[BEGIN]

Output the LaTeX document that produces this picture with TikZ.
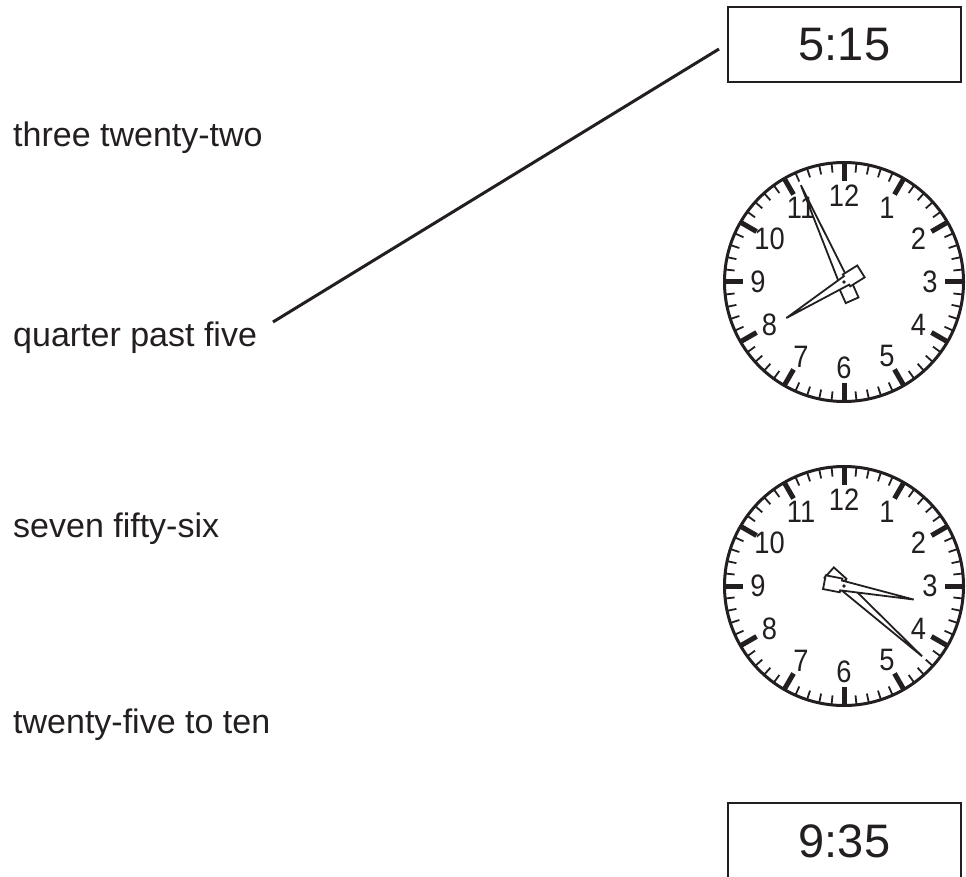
\documentclass[tikz,border=0pt]{standalone}
\usepackage{fontspec}
\setmainfont{Liberation Sans}
\usepackage{graphicx}
\definecolor{ink}{RGB}{35,31,32}
\tikzset{
  every picture/.style={color=ink},
  lab/.style={anchor=base west, inner sep=0pt, font=\fontsize{34}{40}\selectfont},
  timebox/.style={draw, line width=2pt, minimum width=233pt, minimum height=75pt, inner sep=0pt, font=\fontsize{47}{56}\selectfont},
  num/.style={inner sep=0pt, font=\fontsize{31}{37}\selectfont},
  hand/.style={draw, fill=white, line width=1.8pt, line join=miter},
  link/.style={line width=3pt},
}
\newcommand\clockface[2]{%
  \begin{scope}[shift={#2}]
    \draw[line width=3pt] (0,0) circle (119.5);
    \foreach \i in {0,...,59} \draw[line width=1.8pt] (\i*6:119) -- (\i*6:110);
    \foreach \i in {0,...,11} \draw[line width=5pt] (\i*30:119) -- (\i*30:101);
    \foreach \n in {1,...,12} \node[num] (#1n\n) at ({90-\n*30}:86) {\scalebox{0.88}[1]{\n}};
  \end{scope}}
\newcommand\clockhand[3]{%
  \draw[hand, shift={#1}, rotate={90-#2}] (#3,0) -- (-3,5) -- (-3,7) -- (-20,7) -- (-20,-7) -- (-3,-7) -- (-3,-5) -- cycle;}
\begin{document}
\begin{tikzpicture}[x=1pt,y=1pt]
  \useasboundingbox (0,0) rectangle (966,-877);
  \clip (0,0) rectangle (966,-877);
  % labels
  \node[lab] (t1) at (13,-147) {three twenty-two};
  \node[lab] (t2) at (13,-346) {quarter past five};
  \node[lab] (t3) at (13,-537) {seven fifty-six};
  \node[lab] (t4) at (13,-733) {twenty-five to ten};
  % digital boxes
  \node[timebox] (b1) at (844.5,-44.5) {5:15};
  \node[timebox, minimum height=77pt] (b2) at (844.5,-841.5) {9:35};
  % clocks
  \clockface{ca}{(844,-282)}
  \clockhand{(844,-282)}{336}{106}
  \clockhand{(844,-282)}{238}{68}
  \fill (844,-282) circle (1.8);
  \clockface{cb}{(844,-586)}
  \clockhand{(844,-586)}{132}{105}
  \clockhand{(844,-586)}{101}{71}
  \fill (844,-586) circle (1.8);
  % connector
  \coordinate (l1) at (273,-322);
  \coordinate (l2) at (719,-49);
  \draw[link] (l1) -- (l2);
\end{tikzpicture}
\end{document}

[END]

# What to work on:
Set down the complete material exactly, but do not include the images.

# Correct result:
Output the LaTeX document that produces this picture with TikZ.
\documentclass[tikz,border=0pt]{standalone}
\usepackage{fontspec}
\setmainfont{Liberation Sans}
\usepackage{graphicx}
\definecolor{ink}{RGB}{35,31,32}
\tikzset{
  every picture/.style={color=ink},
  lab/.style={anchor=base west, inner sep=0pt, font=\fontsize{34}{40}\selectfont},
  timebox/.style={draw, line width=2pt, minimum width=233pt, minimum height=75pt, inner sep=0pt, font=\fontsize{47}{56}\selectfont},
  num/.style={inner sep=0pt, font=\fontsize{31}{37}\selectfont},
  hand/.style={draw, fill=white, line width=1.8pt, line join=miter},
  link/.style={line width=3pt},
}
\newcommand\clockface[2]{%
  \begin{scope}[shift={#2}]
    \draw[line width=3pt] (0,0) circle (119.5);
    \foreach \i in {0,...,59} \draw[line width=1.8pt] (\i*6:119) -- (\i*6:110);
    \foreach \i in {0,...,11} \draw[line width=5pt] (\i*30:119) -- (\i*30:101);
    \foreach \n in {1,...,12} \node[num] (#1n\n) at ({90-\n*30}:86) {\scalebox{0.88}[1]{\n}};
  \end{scope}}
\newcommand\clockhand[3]{%
  \draw[hand, shift={#1}, rotate={90-#2}] (#3,0) -- (-3,5) -- (-3,7) -- (-20,7) -- (-20,-7) -- (-3,-7) -- (-3,-5) -- cycle;}
\begin{document}
\begin{tikzpicture}[x=1pt,y=1pt]
  \useasboundingbox (0,0) rectangle (966,-877);
  \clip (0,0) rectangle (966,-877);
  % labels
  \node[lab] (t1) at (13,-147) {three twenty-two};
  \node[lab] (t2) at (13,-346) {quarter past five};
  \node[lab] (t3) at (13,-537) {seven fifty-six};
  \node[lab] (t4) at (13,-733) {twenty-five to ten};
  % digital boxes
  \node[timebox] (b1) at (844.5,-44.5) {5:15};
  \node[timebox, minimum height=77pt] (b2) at (844.5,-841.5) {9:35};
  % clocks
  \clockface{ca}{(844,-282)}
  \clockhand{(844,-282)}{336}{106}
  \clockhand{(844,-282)}{238}{68}
  \fill (844,-282) circle (1.8);
  \clockface{cb}{(844,-586)}
  \clockhand{(844,-586)}{132}{105}
  \clockhand{(844,-586)}{101}{71}
  \fill (844,-586) circle (1.8);
  % connector
  \coordinate (l1) at (273,-322);
  \coordinate (l2) at (719,-49);
  \draw[link] (l1) -- (l2);
\end{tikzpicture}
\end{document}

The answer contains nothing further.